DCOM Extends the Attack Surface Across the Network

Distributed COM (DCOM) extends the model so a client can activate and use COM objects on a remote system. The client communicates through a local proxy, the remote server exposes a stub, and the COM runtime carries method invocations over Microsoft RPC. The presence of the CoCreateInstanceEx API in a binary, with appropriate parameters, is a useful indicator for distinguishing local COM use from DCOM. MITRE ATT&CK tracks DCOM-based lateral movement under T1021.003.

Classes, Interfaces, and the Registry

COM classes are identified by class identifiers (CLSIDs), which are 128-bit GUIDs. Interfaces are similarly identified by interface identifiers (IIDs). Both are registered in the Windows registry: classes appear under HKEY_CLASSES_ROOT\CLSID and interfaces under HKEY_CLASSES_ROOT\Interface. A typical Windows installation can have thousands of registered classes, varying by OS version and installed software.

Every COM interface ultimately derives from IUnknown, which exposes QueryInterface, AddRef, and Release. Analysts should be aware that GUIDs stored in compiled binaries follow little-endian byte ordering for the first three fields, making byte-pattern searches differ from the familiar string representation. Malware families frequently construct GUID structures dynamically on the stack to complicate static analysis.

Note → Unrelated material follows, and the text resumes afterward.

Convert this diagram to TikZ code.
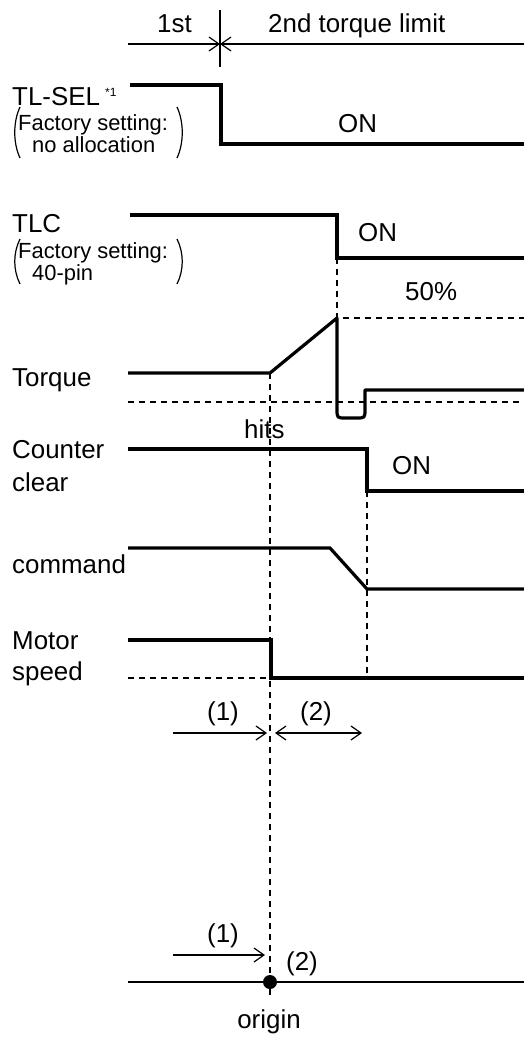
\documentclass[tikz,border=0pt]{standalone}
\usepackage{fontspec}
\setmainfont{Liberation Sans}
\usetikzlibrary{arrows.meta}

\begin{document}
\begin{tikzpicture}[x=1bp, y=-1bp,
        sig/.style={line width=3.2bp},
        guide/.style={line width=1.2bp},
        dsh/.style={line width=1.1bp, dash pattern=on 6bp off 5bp},
        barb/.style={-{Straight Barb[length=10bp,width=14bp]}, line width=1.2bp},
        lbl/.style={anchor=base west, inner sep=0pt, font=\fontsize{26}{30}\selectfont},
        sml/.style={anchor=base west, inner sep=0pt, font=\fontsize{22}{26}\selectfont}]
            \useasboundingbox (0,0) rectangle (524,1037);
            % time instants
            \coordinate (A) at (220,44);
            \coordinate (H) at (270,373);
            \coordinate (P) at (337,318);
            \coordinate (C) at (367,491);
            \coordinate (O) at (270,982);
            % 1st / 2nd torque limit
            \draw[barb] (128,44) -- (A);
            \draw[barb] (524,44) -- (A);
            \draw[guide] (220,10) -- (220,67);
            \node[lbl] (first) at (157,32) {1st};
            \node[lbl] (second) at (268,32) {2nd torque limit};
            % TL-SEL
            \draw[sig] (130,85) -| (221,144) -- (524,144);
            \node[lbl] (tlsel) at (12,105) {TL-SEL};
            \node[anchor=base west, inner sep=0pt, font=\fontsize{12}{14}\selectfont] (note) at (105,96) {*1};
            \node[sml] (fs1) at (18,130) {Factory setting:};
            \node[sml] (alloc) at (32,152) {no allocation};
            \draw[guide] (20,107) .. controls (13,122) and (13,143) .. (20,158);
            \draw[guide] (177,107) .. controls (184,122) and (184,143) .. (177,158);
            \node[lbl] (on1) at (338,132) {ON};
            % TLC
            \draw[sig] (130,215) -| (337,258) -- (524,258);
            \node[lbl] (tlc) at (12,232) {TLC};
            \node[sml] (fs2) at (18,258) {Factory setting:};
            \node[sml] (pin) at (32,280) {40-pin};
            \draw[guide] (20,239) .. controls (13,253) and (13,270) .. (20,284);
            \draw[guide] (177,239) .. controls (184,253) and (184,270) .. (177,284);
            \node[lbl] (on2) at (358,241) {ON};
            % Torque
            \draw[dsh] (337,258) -- (P) -- (524,318);
            \node[lbl] (half) at (405,300) {50\%};
            \draw[dsh] (128,402) -- (524,402);
            \draw[sig, line join=round] (128,373) -- (H) -- (P) -- (337,409)
                .. controls (337,418) .. (346,418) -- (356,418)
                .. controls (365,418) .. (365,409) -- (365,390) -- (524,390);
            \node[lbl] (torque) at (12,386) {Torque};
            \node[lbl] (hits) at (244,438) {hits};
            \draw[dsh] (H) -- (270,997);
            % Counter clear
            \draw[sig] (128,449) -| (C) -- (524,491);
            \node[lbl] (counter) at (12,458) {Counter};
            \node[lbl] (clear) at (12,491) {clear};
            \node[lbl] (on3) at (392,474) {ON};
            \draw[dsh] (C) -- (367,678);
            % command
            \draw[sig] (128,548) -- (330,548) -- (367,589) -- (524,589);
            \node[lbl] (cmd) at (12,573) {command};
            % Motor speed
            \draw[dsh] (128,678) -- (270,678);
            \draw[sig] (128,640) -| (271,678) -- (524,678);
            \node[lbl] (motor) at (12,649) {Motor};
            \node[lbl] (speed) at (12,680) {speed};
            % (1) and (2)
            \draw[barb] (173,733) -- (267,733);
            \draw[barb, {Straight Barb[length=10bp,width=14bp]}-{Straight Barb[length=10bp,width=14bp]}] (275,733) -- (362,733);
            \node[lbl] (one) at (207,720) {(1)};
            \node[lbl] (two) at (300,720) {(2)};
            % origin
            \draw[guide] (128,982) -- (524,982);
            \fill (O) circle (7bp);
            \draw[barb] (173,955) -- (265,955);
            \node[lbl] (oneb) at (207,942) {(1)};
            \node[lbl] (twob) at (286,970) {(2)};
            \node[anchor=base, inner sep=0pt, font=\fontsize{26}{30}\selectfont] (orig) at (269,1028) {origin};
        \end{tikzpicture}
\end{document}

Task Scheduler as a Common Malware Target

One frequently abused COM class is the Windows Task Scheduler service. The Task Scheduler 2.0 COM class is referenced by the CLSID {0F87369F-A4E5-4CFC-BD3E-73E6154572DD}. The ITaskService interface provides programmatic access to manage registered tasks, with ITaskService::Connect required before other methods can be used. Older malware samples may rely on the Task Scheduler 1.0 ITaskScheduler interface instead.

Implications for Reverse Engineers

Talos notes that analyzing COM-heavy binaries requires moving past opaque GUIDs and indirect vtable calls to identify meaningful class names, interface names, and method names. The research underlying this post was presented at the AVAR 2025 conference in Kuala Lumpur and a CARO 2026 workshop in Innsbruck, and serves as a structured entry point for analysts who encounter COM usage during triage but may not always prioritize its investigation.